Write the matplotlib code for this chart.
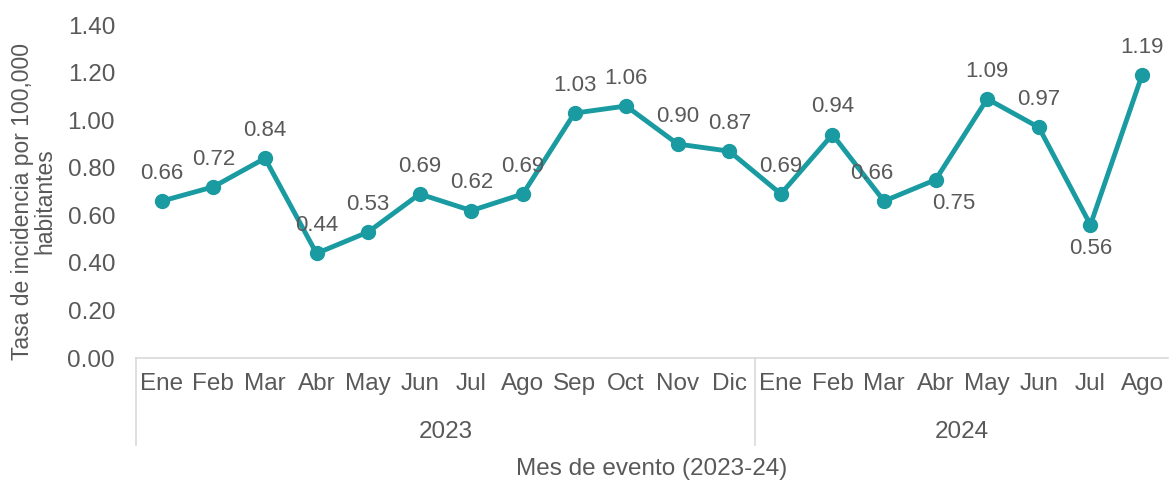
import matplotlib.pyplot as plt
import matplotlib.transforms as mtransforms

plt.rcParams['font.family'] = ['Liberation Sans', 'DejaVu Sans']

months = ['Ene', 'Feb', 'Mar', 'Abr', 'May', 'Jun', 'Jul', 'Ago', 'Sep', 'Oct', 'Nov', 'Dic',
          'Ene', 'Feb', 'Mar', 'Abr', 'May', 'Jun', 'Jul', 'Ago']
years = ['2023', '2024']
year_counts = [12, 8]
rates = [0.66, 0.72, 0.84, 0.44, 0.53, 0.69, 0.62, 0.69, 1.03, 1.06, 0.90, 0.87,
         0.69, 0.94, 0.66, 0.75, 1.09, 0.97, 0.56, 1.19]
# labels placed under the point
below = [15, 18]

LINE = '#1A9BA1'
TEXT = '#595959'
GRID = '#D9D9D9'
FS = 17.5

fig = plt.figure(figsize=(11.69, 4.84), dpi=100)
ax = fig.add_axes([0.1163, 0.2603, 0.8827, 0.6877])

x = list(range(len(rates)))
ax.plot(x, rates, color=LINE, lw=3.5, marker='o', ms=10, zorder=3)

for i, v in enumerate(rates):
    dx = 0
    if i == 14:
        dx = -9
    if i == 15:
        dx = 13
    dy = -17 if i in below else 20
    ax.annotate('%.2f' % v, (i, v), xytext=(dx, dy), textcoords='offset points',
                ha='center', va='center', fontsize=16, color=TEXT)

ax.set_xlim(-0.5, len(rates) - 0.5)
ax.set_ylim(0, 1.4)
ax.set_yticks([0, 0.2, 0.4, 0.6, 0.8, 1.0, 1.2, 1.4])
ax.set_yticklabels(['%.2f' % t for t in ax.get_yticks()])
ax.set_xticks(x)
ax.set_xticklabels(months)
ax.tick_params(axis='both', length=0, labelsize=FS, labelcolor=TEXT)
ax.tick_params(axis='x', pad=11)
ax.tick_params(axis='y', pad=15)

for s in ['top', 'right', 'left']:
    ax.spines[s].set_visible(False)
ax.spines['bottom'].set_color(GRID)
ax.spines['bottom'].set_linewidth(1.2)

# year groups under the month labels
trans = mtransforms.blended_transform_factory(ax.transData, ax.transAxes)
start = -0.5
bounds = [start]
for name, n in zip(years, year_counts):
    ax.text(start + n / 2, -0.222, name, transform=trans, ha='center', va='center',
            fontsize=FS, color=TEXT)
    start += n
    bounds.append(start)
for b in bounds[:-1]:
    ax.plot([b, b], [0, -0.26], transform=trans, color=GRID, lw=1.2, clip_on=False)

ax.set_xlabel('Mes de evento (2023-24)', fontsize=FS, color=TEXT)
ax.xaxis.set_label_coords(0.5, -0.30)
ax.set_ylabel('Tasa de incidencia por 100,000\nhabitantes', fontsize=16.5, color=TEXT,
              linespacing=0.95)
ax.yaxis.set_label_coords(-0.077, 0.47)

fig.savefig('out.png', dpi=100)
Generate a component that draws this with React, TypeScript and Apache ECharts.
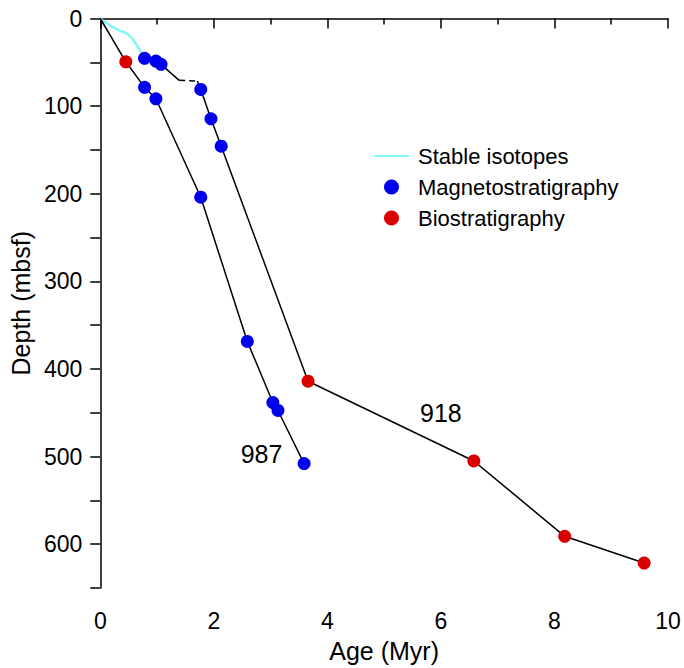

*-*-*

Give again, exactly, the lines from the start of the data through the one holding "plt.rcParams['font.family'] = ['Liberation"; omit the pictures.

**FULL RESPONSE**
Write the matplotlib code for this chart.
import matplotlib.pyplot as plt
import matplotlib.transforms as mtransforms

plt.rcParams['font.family'] = ['Liberation Sans', 'DejaVu Sans']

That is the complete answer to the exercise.